Go on a GRADschool – they are free to Research Council funded students and the RSC also funds a number of places for its student members. It helped me become aware of my skills and weaknesses, gave me access to incredibly supportive and helpful people, gave me an opportunity to meet other students and made me realise I could work productively to short timescales and whilst under pressure. I came back from my course really motivated and with a real “can do” attitude to the rest of my PhD (and beyond).
The RSC has developed resources provided to help with Personal Development Planning (PDP), such as the Postgraduate Skills Record. This should help students to reflect upon their experiences and plan their skills development.
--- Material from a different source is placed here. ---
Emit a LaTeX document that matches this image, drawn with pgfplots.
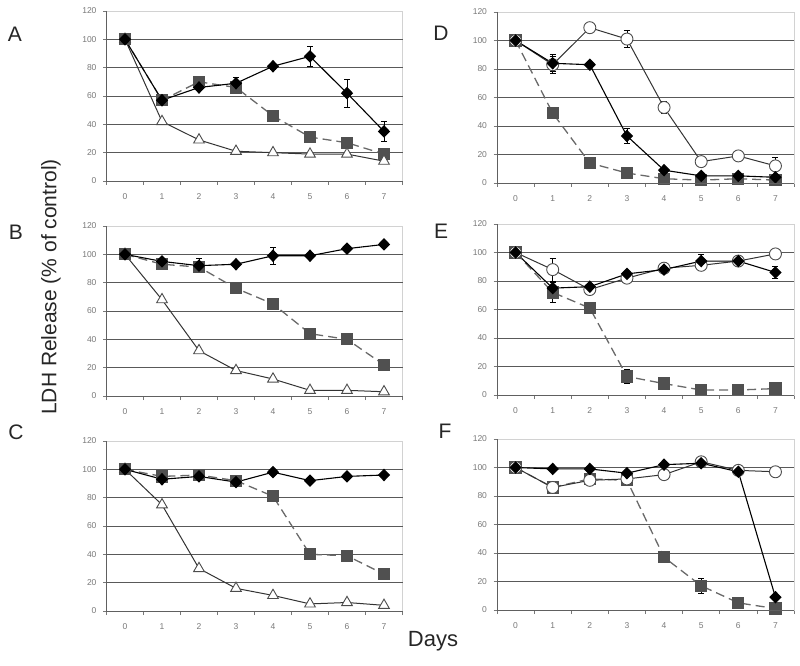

A completed PDP transcript can be really useful when completing application forms and writing CVs and can be used as evidence of skills and achievements when applying for membership of a professional body.
If you are interested in science promotion or science policy then you need to show willing and get involved, usually in an unpaid capacity, in science or education promotion in your own institution or through your professional body. The Researchers in Residence Scheme is an excellent way to do this. I know that many PhD students feel they don’t have time for extra-curricula activities, but if you are planning to start a career in these areas you need to make the time. It pays dividends as you are building up experience which WILL help you get your first job.
A PhD alone isn’t enough – you have to have skills on top of your knowledge in order to have an impact in a job, particularly in industry where you are often working in interdisciplinary teams. Doing a PhD brings with it many other opportunities – it is what you do with these and how you develop your skills and confidence that will impress employers.